If a chronic ear infection is identified, we typically have the patient undergo hearing testing by our Audiology Staff. This helps to identify the presence of any hearing abnormalities.
In these cases, insertion of an ear tube by an otolaryngologist (ear, nose, and throat surgeon) may be considered.
Ear tubes are tiny cylinders, of various specialized materials, placed through the ear drum (tympanic membrane) to allow air into the middle ear. Most tubes stay in place for three months to two years before falling out on their own.
Inserting ear tubes is an outpatient surgical procedure done in the hospital, under a general anesthetic for children and usually in the office for adults. Our patients usually go home the same day and follow up in the office two weeks later.
The primary benefit of ear tubes is reducing the severity and frequency of ear infections. If chronic fluid is present causing a hearing loss, hearing may improve, which is important for learning and speech development in children.
The risks of the procedure include ear discharge in about 1 in 20 children. This is not usually serious or painful and antibiotic medicine or ear drops may be prescribed. Occasionally, the discharge persists and the ear tube needs to be taken out. Rarely, a small hole persists in the eardrum after the ear tube has come out. A small operation can fix this should it occur.
In some cases antibiotics will not resolve chronic tonsil infections in children and adults. In other cases, one may have enlarged tonsils and/or adenoids that can cause loud snoring, upper airway obstruction, and other sleep disorders. The best treatment for these conditions may be removal or reduction of the tonsils and/ or adenoids.

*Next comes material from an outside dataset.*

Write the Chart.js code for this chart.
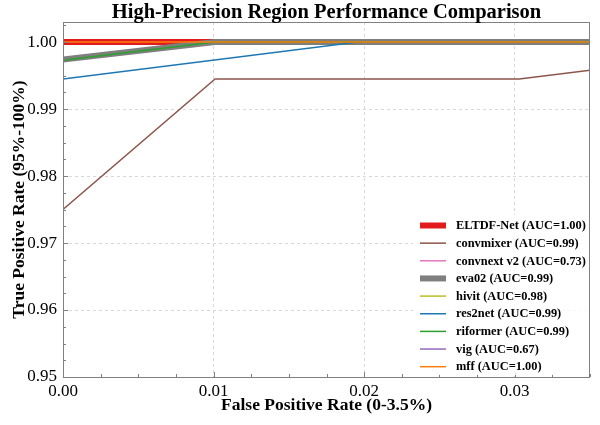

The procedure takes place at one of our hospitals. Most children and adults are able to go home the day of the surgery.
The primary benefit of a tonsillectomy is a reduction in the severity and frequency of tonsil infections. If the operation is being performed for overgrown tonsils and/or adenoids, snoring can be lessened which may lead to better sleeping and breathing. Removal of the adenoids can also improve nasal breathing in some patients.
The risks of a tonsillectomy include bleeding and infection. Throat pain is common after this operation, which will require a prescription for pain medication and a soft food diet during the recovery period. If the adenoids are removed, scarring in the can occur.